Global Warming Scare Hits Ski Country
PARK CITY, Utah, Jan. 12, 2007— -- "The Greatest Snow on Earth" is emblazoned across Utah license plates. Park City, Utah, was the alpine venue during the Winter Olympic Games in 2002. A World Cup freestyle skiing competition was held this week in neighboring Deer Valley. The arctic scenes in the movie, "National Treasure" were filmed here. As they are fond of saying in this old mining town, "when the silver mines closed, we discovered white gold."
So this week, when the results of a $60,000 climatology study were released, more than 1,000 residents of this town of 8,500 crowded into an auditorium to hear the news.
"Temperatures are projected to rise 6 to 15 degrees Fahrenheit by the end of the century," announced Mark Williams, a University of Colorado scientist who specializes in temperature and precipitation modeling.

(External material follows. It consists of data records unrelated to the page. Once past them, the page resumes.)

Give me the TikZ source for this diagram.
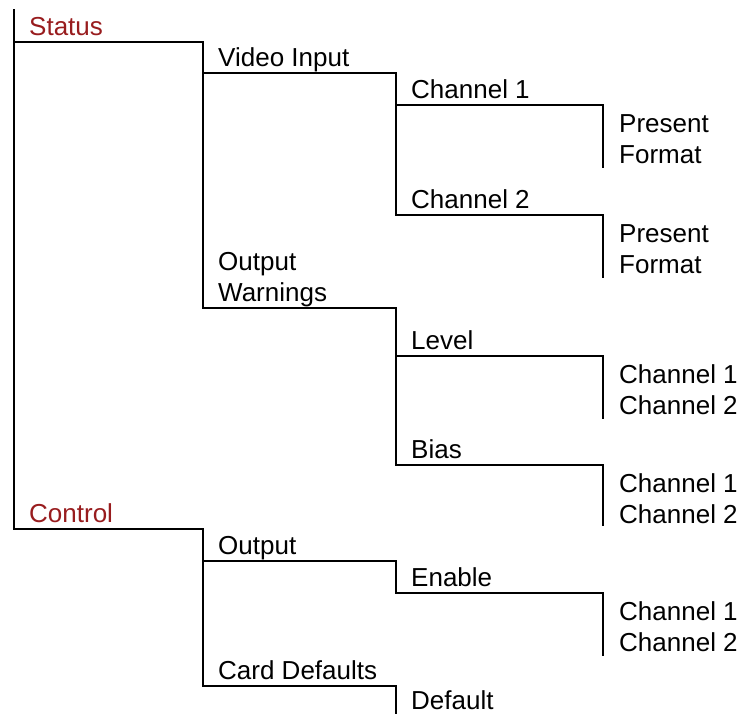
\documentclass[tikz,border=0pt]{standalone}
\usepackage{fontspec}
\setmainfont{Liberation Sans}
\definecolor{headred}{RGB}{152,28,30}
\begin{document}
\begin{tikzpicture}[x=1pt,y=-1pt,
  tree/.style={line width=2.6pt,line join=miter,line cap=rect},
  lbl/.style={anchor=base west,inner sep=0pt,align=left,
    font=\fontsize{26}{31}\selectfont},
  head/.style={lbl,text=headred}]
\useasboundingbox (0,0) rectangle (741,713);

% column positions of the vertical rails
\def\ca{14}\def\cb{203}\def\cc{396}\def\cd{603}

% corner points of the menu tree
\coordinate (top)      at (\ca,10);
\coordinate (status)   at (\ca,42);
\coordinate (video)    at (\cb,73);
\coordinate (ch1)      at (\cc,105);
\coordinate (ch2)      at (\cc,215);
\coordinate (warn)     at (\cb,308);
\coordinate (level)    at (\cc,356);
\coordinate (bias)     at (\cc,465);
\coordinate (control)  at (\ca,529);
\coordinate (output)   at (\cb,561);
\coordinate (enable)   at (\cc,593);
\coordinate (defaults) at (\cb,686);
\coordinate (bottom)   at (\cc,713);

% labels (multi-line labels are placed by their last baseline)
\node[head] (tStatus)   at (29,35)   {Status};
\node[lbl]  (tVideo)    at (218,66)  {Video Input};
\node[lbl]  (tCh1)      at (411,98)  {Channel 1};
\node[lbl]  (lCh1)      at (619,163) {Present\\Format};
\node[lbl]  (tCh2)      at (411,208) {Channel 2};
\node[lbl]  (lCh2)      at (619,273) {Present\\Format};
\node[lbl]  (tWarn)     at (218,301) {Output\\Warnings};
\node[lbl]  (tLevel)    at (411,349) {Level};
\node[lbl]  (lLevel)    at (619,414) {Channel 1\\Channel 2};
\node[lbl]  (tBias)     at (411,458) {Bias};
\node[lbl]  (lBias)     at (619,523) {Channel 1\\Channel 2};
\node[head] (tControl)  at (29,522)  {Control};
\node[lbl]  (tOutput)   at (218,554) {Output};
\node[lbl]  (tEnable)   at (411,586) {Enable};
\node[lbl]  (lEnable)   at (619,651) {Channel 1\\Channel 2};
\node[lbl]  (tDefaults) at (218,679) {Card Defaults};
\node[lbl]  (tDefault)  at (411,709) {Default};

% tree rails
\draw[tree] (top) -- (control);
\draw[tree] (status) -- (status -| \cb,0) -- (warn);
\draw[tree] (video) -- (video -| \cc,0) -- (ch2);
\draw[tree] (ch1) -- (ch1 -| \cd,0) -- (\cd,167);
\draw[tree] (ch2) -- (ch2 -| \cd,0) -- (\cd,277);
\draw[tree] (warn) -- (warn -| \cc,0) -- (bias);
\draw[tree] (level) -- (level -| \cd,0) -- (\cd,418);
\draw[tree] (bias) -- (bias -| \cd,0) -- (\cd,525);
\draw[tree] (control) -- (control -| \cb,0) -- (defaults);
\draw[tree] (output) -- (output -| \cc,0) -- (enable);
\draw[tree] (enable) -- (enable -| \cd,0) -- (\cd,655);
\draw[tree] (defaults) -- (defaults -| \cc,0) -- (bottom);
\end{tikzpicture}
\end{document}
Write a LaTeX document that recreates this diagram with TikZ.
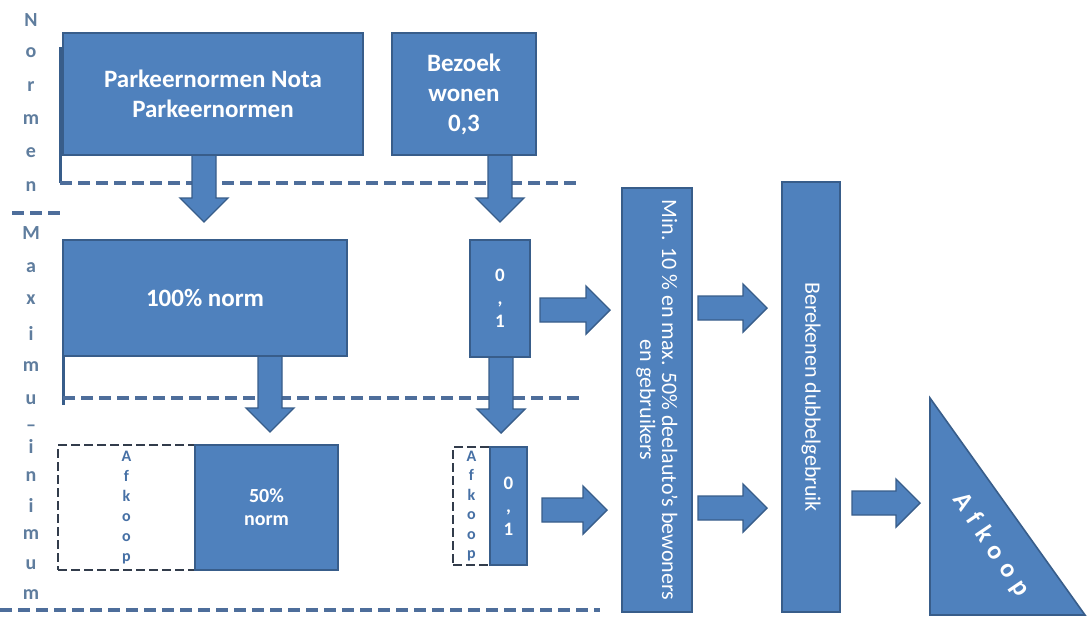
\documentclass[tikz,border=0pt]{standalone}
\usepackage{fontspec}
\setmainfont{Carlito}
\definecolor{boxblue}{RGB}{79,129,189}
\definecolor{boxedge}{RGB}{56,93,138}
\definecolor{dashblue}{RGB}{78,110,155}
\definecolor{dashdark}{RGB}{50,60,75}
\definecolor{lettergray}{RGB}{95,125,158}
\definecolor{afkblue}{RGB}{70,112,165}
\newcommand\ArrD[3]{% xc, ytop, ytip
  \draw[blk] (#1-12,#2) -- (#1-12,#3-24) -- (#1-24,#3-24) -- (#1,#3) -- (#1+24,#3-24) -- (#1+12,#3-24) -- (#1+12,#2) -- cycle;}
\newcommand\ArrR[3]{% x1, x2, yc
  \draw[blk] (#1,#3-12) -- (#2-24,#3-12) -- (#2-24,#3-24) -- (#2,#3) -- (#2-24,#3+24) -- (#2-24,#3+12) -- (#1,#3+12) -- cycle;}
\tikzset{
  box/.style={draw=boxedge, fill=boxblue, line width=1.6pt, inner sep=0pt, text=white},
  blk/.style={draw=boxedge, fill=boxblue, line width=1.4pt, line join=miter},
  sepline/.style={draw=dashblue, line width=3.5pt, dash pattern=on 12pt off 6pt},
  brk/.style={draw=boxedge, line width=3pt},
  dbox/.style={draw=dashdark, line width=2.8pt, dash pattern=on 9pt off 4pt, fill=white, inner sep=0pt},
  lbl/.style={text=lettergray, font=\fontsize{20}{20}\selectfont\bfseries, inner sep=0pt},
  bigtxt/.style={font=\fontsize{25}{30}\selectfont\bfseries, align=center, text=white},
  rottxt/.style={font=\fontsize{22}{24}\selectfont, align=center, text=white, rotate=-90},
}
\begin{document}
\begin{tikzpicture}[x=1pt,y=-1pt]
\useasboundingbox (0,0) rectangle (1087,616);
% side letters
\foreach \ch/\yy [count=\i] in {N/20,o/53,r/87,m/120,e/153,n/187,M/233,a/268,x/300,i/333,m/367,u/400,\textendash/428,i/446,n/477,i/505,m/535,u/565,m/595}
  { \node[lbl] (L\i) at (31,\yy) {\ch}; }
% region separators
\coordinate (n0) at (60,47); \coordinate (n1) at (60,183); \coordinate (n2) at (580,183);
\draw[brk] (n0) -- (n1);
\draw[sepline] (n1) -- (n2);
\coordinate (m0) at (63,277); \coordinate (m1) at (63,405); \coordinate (m2) at (63,398); \coordinate (m3) at (580,398);
\draw[brk] (m0) -- (m1);
\draw[sepline] (m2) -- (m3);
\coordinate (s0) at (12,213); \coordinate (s1) at (62,213);
\draw[sepline] (s0) -- (s1);
\coordinate (b0) at (0,610); \coordinate (b1) at (600,610);
\draw[sepline] (b0) -- (b1);
% arrows
\ArrD{204}{155}{222}
\ArrD{500}{155}{222}
\ArrD{270}{356}{432}
\ArrD{501}{357}{433}
\ArrR{540}{610}{310}
\ArrR{542}{607}{510}
\ArrR{698}{767}{308}
\ArrR{698}{767}{508}
\ArrR{852}{920}{503}
% boxes
\node[box, minimum width=300pt, minimum height=122pt] (pk) at (213,94) {};
\node[bigtxt] at (pk.center) {Parkeernormen Nota\\Parkeernormen};
\node[box, minimum width=144pt, minimum height=122pt] (bz) at (464,94) {};
\node[bigtxt] at (bz.center) {Bezoek\\wonen\\0,3};
\node[box, minimum width=284pt, minimum height=116pt] (n100) at (205,298) {};
\node[bigtxt] at (n100.center) {100\% norm};
\node[box, minimum width=60pt, minimum height=117pt] (r01) at (500,298.5) {};
\node[font=\fontsize{19}{23}\selectfont\bfseries, align=center, text=white] at (r01.center) {0\\,\\1};
\node[dbox, minimum width=137pt, minimum height=125pt] (af1) at (126.5,507.5) {};
\node[box, minimum width=143pt, minimum height=125pt] (n50) at (266.5,507.5) {};
\node[font=\fontsize{20}{23}\selectfont\bfseries, align=center, text=white] at (n50.center) {50\%\\norm};
\node[font=\fontsize{16}{20}\selectfont\bfseries, align=center, text=afkblue] at (af1.center) {A\\f\\k\\o\\o\\p};
\node[dbox, minimum width=37pt, minimum height=118pt] (af2) at (471.5,506) {};
\node[box, minimum width=37pt, minimum height=118pt] (r01b) at (508.5,506) {};
\node[font=\fontsize{16}{19.5}\selectfont\bfseries, align=center, text=afkblue] at (af2.center) {A\\f\\k\\o\\o\\p};
\node[font=\fontsize{19}{23}\selectfont\bfseries, align=center, text=white] at (r01b.center) {0\\,\\1};
\node[box, minimum width=70pt, minimum height=424pt] (minbox) at (657,400) {};
\node[rottxt, font=\fontsize{22}{22}\selectfont] at (minbox.center) {Min. 10 \% en max. 50\% deelauto’s bewoners\\en gebruikers};
\node[box, minimum width=58pt, minimum height=430pt] (ber) at (811,397) {};
\node[rottxt] at (ber.center) {Berekenen dubbelgebruik};
% triangle
\coordinate (t1) at (930,398); \coordinate (t2) at (930,615); \coordinate (t3) at (1085,615);
\draw[box] (t1) -- (t2) -- (t3) -- cycle;
\node[font=\fontsize{26}{26}\selectfont\bfseries, text=white, rotate=-56] (afk) at (991,545) {A\kern8pt f\kern8pt k\kern8pt o\kern8pt o\kern8pt p};
\end{tikzpicture}
\end{document}
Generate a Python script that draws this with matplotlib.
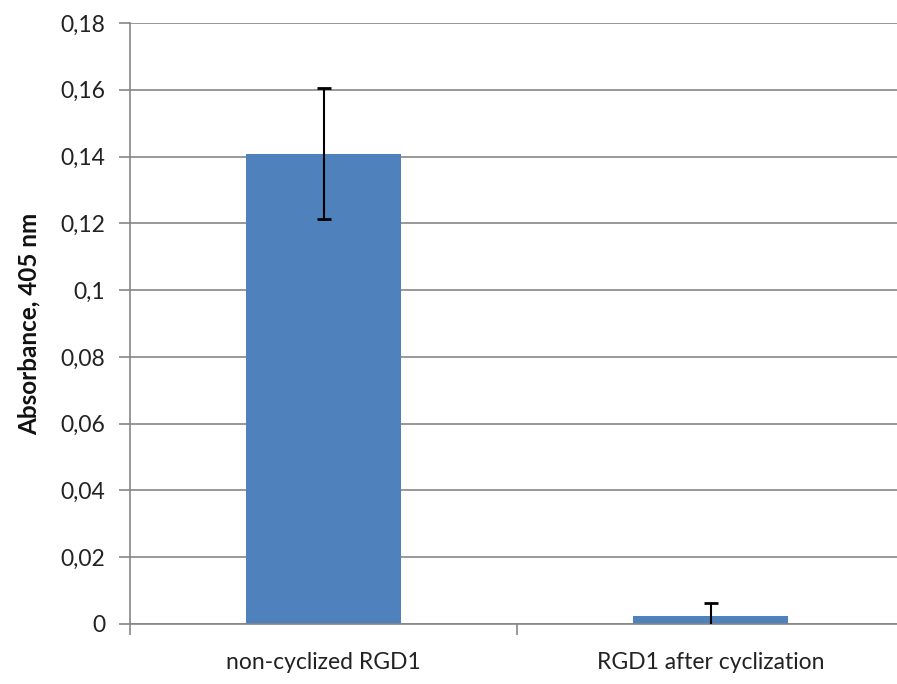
import matplotlib.pyplot as plt
from matplotlib.ticker import FuncFormatter

categories = ['non-cyclized RGD1', 'RGD1 after cyclization']
absorbance = [0.1409, 0.0024]
errors = [0.0196, 0.0038]
yticks = [0, 0.02, 0.04, 0.06, 0.08, 0.1, 0.12, 0.14, 0.16, 0.18]

plt.rcParams['font.family'] = ['Lato', 'DejaVu Sans']

fig = plt.figure(figsize=(8.97, 6.84), dpi=100)
ax = fig.add_axes([130 / 897, 60 / 684, 774 / 897, 601 / 684])

x = list(range(len(categories)))
ax.bar(x, absorbance, width=0.4, color='#4F81BD', zorder=2)
ax.errorbar(x, absorbance, yerr=errors, fmt='none', ecolor='black',
            elinewidth=1.5, capsize=5, capthick=2, zorder=3)

ax.set_xlim(-0.5, 1.5)
ax.set_ylim(0, 0.18)
ax.set_yticks(yticks)
ax.yaxis.set_major_formatter(FuncFormatter(lambda v, p: ('%g' % v).replace('.', ',')))
ax.grid(axis='y', color='#868686', linewidth=1.2, zorder=0)

ax.set_xticks([-0.5, 0.5, 1.5])
ax.set_xticklabels([])
ax.set_xticks(x, minor=True)
ax.set_xticklabels(categories, minor=True)
ax.tick_params(axis='x', which='minor', length=0, pad=20, labelsize=16.5, labelcolor='#222222')
ax.tick_params(axis='x', which='major', length=8, width=1.2, color='#868686')
ax.tick_params(axis='y', length=8, width=1.2, color='#868686', labelsize=16.5,
               labelcolor='#222222', pad=10)

for s in ['top', 'right']:
    ax.spines[s].set_visible(False)
for s in ['left', 'bottom']:
    ax.spines[s].set_color('#868686')
    ax.spines[s].set_linewidth(1.2)

ax.set_ylabel('Absorbance, 405 nm', fontsize=17.5, fontweight='bold', color='#111111', labelpad=14)

fig.savefig('out.png', dpi=100)
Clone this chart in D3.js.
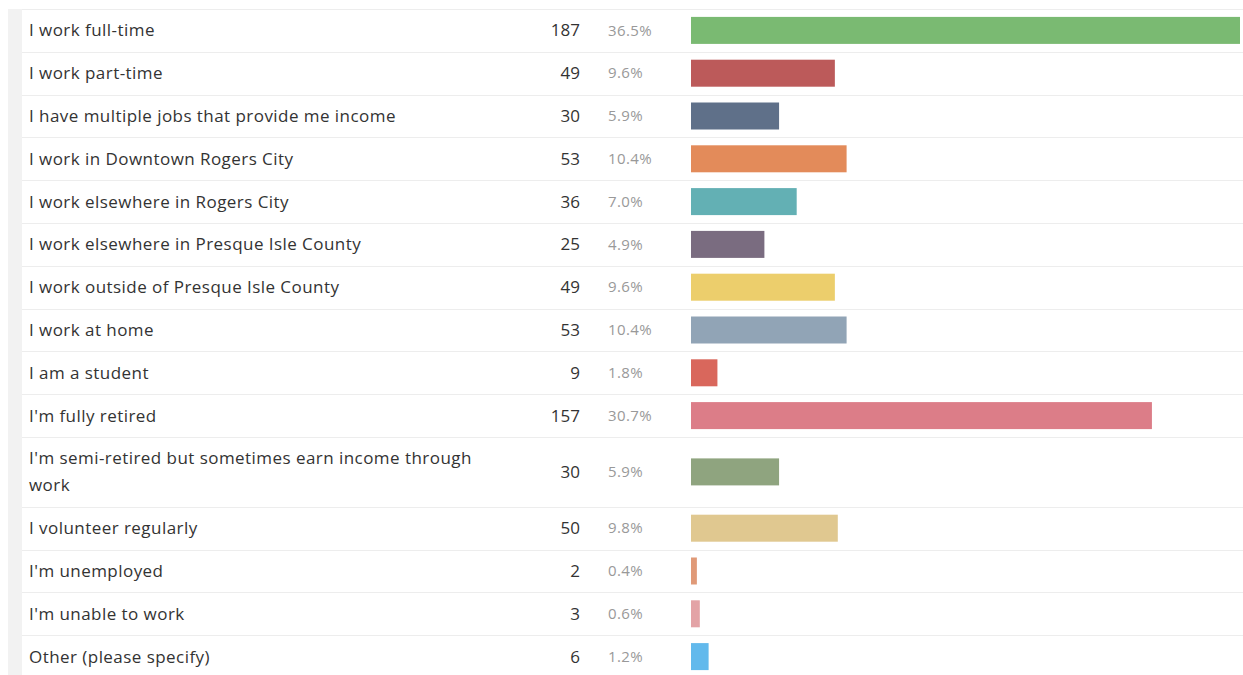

"For the high emission scenario, there's just no snow on Park City's mountains," said fellow scientist Brian Lazar, who explained that "high emission" meant that the world would continue to accelerate its use of carbon based fuels that create greenhouse emissions.
Armed with graphics and statistical models, the scientists delivered the sobering message to the nervous crowd.
"I've been very scared for some time," said one resident, addressing the experts. "I'm scared primarily for my grandchildren, great-grandchildren," he said.
His concern may be well-founded. Williams and Lazar, who relied on seven different projections formulated by a United Nations team of experts, predicted dire consequences for the winter sports industry unless energy consumption is curbed.
Even under the best scenario the so-called "green" scenario, which anticipates dramatic cuts in greenhouse emissions, the ski season at the turn of the century could extend only from Christmas to President's Day, eliminating the profitable shoulder season in the ski and snowboard industry.
Williams said carbon dioxide and other greenhouse gases thicken the atmosphere and make the planet's surface hotter.
"The mountains of the American West are the first to heat up," he said. "You are the canary in the coal mine" he added, referring to the old mining practice of placing a bird in a cage in a mine shaft to alert miners to poisonous gases."